Ajtai's theorem for $T^2_2(R)$ and pebble games with backtracking
Eitetsu Ken, Mykyta Narusevych
TL;DR
The paper tackles the problem of proving the pigeonhole principle unprovability in bounded arithmetic without resorting to Switching Lemmas by introducing a backtracking pebble game $\\\\mathcal{G}_{2}$ tied to $T^{2}_{2}(R)$. It connects formal proofs to winning strategies for Prover under the notion of obliviousness and analyzes a toy regime with two pebbles and a single backtrack, showing Delayer can win in that setting. The work clarifies how partial assignments of polylogarithmic size and carefully restricted strategies could pave a Switching-Lemma-free path to Ajtai-style lower bounds for $T^{2}_{2}(R)$, bridging proof complexity with bounded arithmetic. It also provides detailed formal apparatus, including propositional translations, equivalent game formulations, and labeling derivations, to support this program and points to open questions about extending the toy-case insights to the full theory.
Abstract
We introduce a pebble game extended by backtracking options for one of the two players (called Prover) and reduce the provability of the pigeonhole principle for a generic predicate $R$ in the bounded arithmetic $T^2_2(R)$ to the existence of a particular kind of winning strategy (called oblivious) for Prover in the game.
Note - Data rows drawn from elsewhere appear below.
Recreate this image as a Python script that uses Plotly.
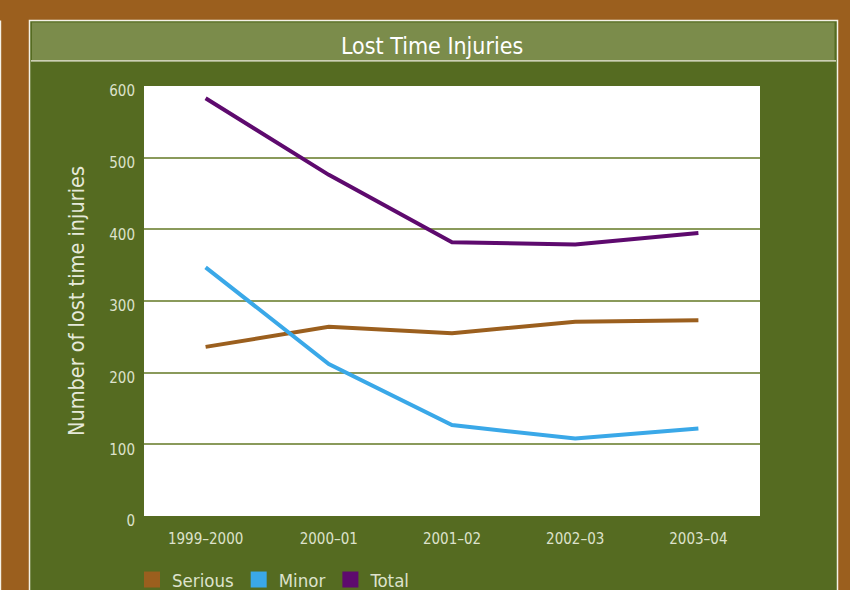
import plotly.graph_objects as go

# Financial years and injury counts per category
years = ["1999–2000", "2000–01", "2001–02", "2002–03", "2003–04"]
serious = [236, 264, 255, 271, 273]
minor = [347, 212, 127, 108, 122]
total = [583, 476, 382, 379, 395]
y_ticks = [0, 100, 200, 300, 400, 500, 600]

BROWN = "#9b5f1e"
BLUE = "#3aa8e8"
PURPLE = "#5e0a6e"
BODY_GREEN = "#556b21"
TITLE_GREEN = "#7b8c4b"
TEXT = "#dde2cc"
FONT = "Liberation Sans Narrow, DejaVu Sans Condensed, Arial Narrow, sans-serif"

W, H = 850, 590
L, R, T, B = 144, 90, 86, 74
PW, PH = W - L - R, H - T - B


def px(x):
    return (x - L) / PW


def py(y):
    return (H - B - y) / PH


fig = go.Figure()

series = [("Serious", serious, BROWN), ("Minor", minor, BLUE), ("Total", total, PURPLE)]
for name, vals, col in series:
    fig.add_trace(go.Scatter(
        x=years, y=vals, mode="lines", name=name,
        line=dict(color=col, width=4), showlegend=False,
        hoverinfo="x+y+name",
    ))
# square swatches for the legend
for name, vals, col in series:
    fig.add_trace(go.Scatter(
        x=[None], y=[None], mode="markers", name=name,
        marker=dict(symbol="square", size=16, color=col, line=dict(width=0)),
        showlegend=True,
    ))

shapes = [
    # framed panel
    dict(type="rect", xref="paper", yref="paper",
         x0=px(29.5), x1=px(837.5), y0=py(620), y1=py(20.5),
         fillcolor=BODY_GREEN, line=dict(color="#f4f1e6", width=1.5), layer="below"),
    # title bar
    dict(type="rect", xref="paper", yref="paper",
         x0=px(32), x1=px(834.5), y0=py(60), y1=py(22.5),
         fillcolor=TITLE_GREEN, line=dict(width=0), layer="below"),
    dict(type="line", xref="paper", yref="paper",
         x0=px(31), x1=px(836), y0=py(60.8), y1=py(60.8),
         line=dict(color="#f4f1e6", width=1.2), layer="below"),
    # edge of neighbouring panel
    dict(type="line", xref="paper", yref="paper",
         x0=px(0.6), x1=px(0.6), y0=py(20.5), y1=py(620),
         line=dict(color="#f4f1e6", width=1.2), layer="below"),
    # white plotting area
    dict(type="rect", xref="paper", yref="paper",
         x0=0, x1=1, y0=0, y1=1,
         fillcolor="white", line=dict(width=0), layer="below"),
]

fig.update_layout(
    width=W, height=H,
    margin=dict(l=L, r=R, t=T, b=B, pad=0, autoexpand=False),
    paper_bgcolor=BROWN,
    plot_bgcolor="white",
    font=dict(family=FONT, color=TEXT),
    shapes=shapes,
    showlegend=True,
    legend=dict(
        orientation="h", x=px(132), xanchor="left", y=py(580), yanchor="middle",
        bgcolor="rgba(0,0,0,0)", font=dict(family=FONT, size=18.5, color=TEXT),
        itemwidth=30, tracegroupgap=0,
    ),
    annotations=[dict(
        text="Lost Time Injuries", xref="paper", yref="paper",
        x=px(432), y=py(46), xanchor="center", yanchor="middle", showarrow=False,
        font=dict(family=FONT, size=23, color="white"),
    )],
)

fig.update_xaxes(
    type="category", range=[-0.5, 4.5], showgrid=False, zeroline=False,
    showline=False, ticks="", ticklabelstandoff=12,
    tickfont=dict(family=FONT, size=15, color=TEXT),
)
fig.update_yaxes(
    range=[0, 600], tickvals=y_ticks, showgrid=True, gridcolor="#8a9a5b",
    gridwidth=1.5, zeroline=False, showline=False, ticks="",
    ticklabelstandoff=8, ticklabelshift=5,
    tickfont=dict(family=FONT, size=15, color=TEXT),
    title=dict(text="Number of lost time injuries", standoff=18,
               font=dict(family=FONT, size=21.5, color="#e6e9da")),
)

fig.write_html("out.html")
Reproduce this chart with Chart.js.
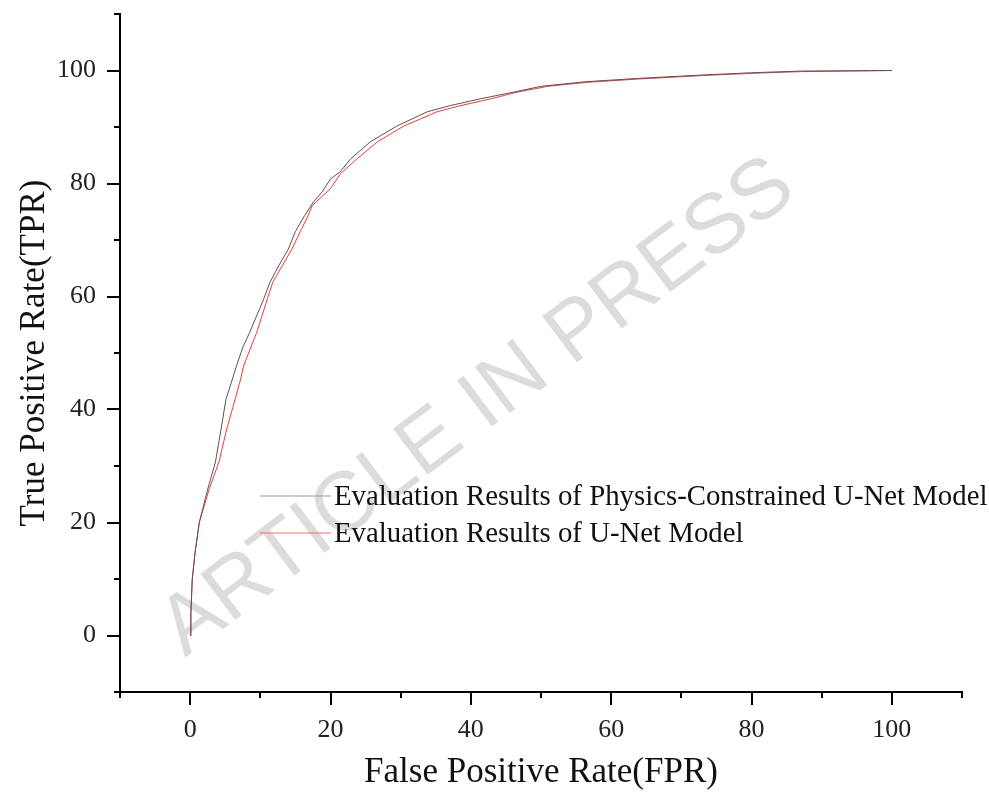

While the unprovability of the said principle in $T^2_2(R)$ is an immediate consequence of a celebrated theorem of Ajtai (which deals with a stronger theory $T_2(R)$), up-to-date no methods working for $T^2_2(R)$ directly (in particular without switching lemma) are known. Although the full analysis of the introduced pebble game is left open, as a first step towards resolving it, we restrict ourselves to a simplified version of the game. In this case, Prover can use only two pebbles and move in an extremely oblivious way. Besides, a series of backtracks can be made only once during a play. Under these assumptions, we show that no strategy of Prover can be winning.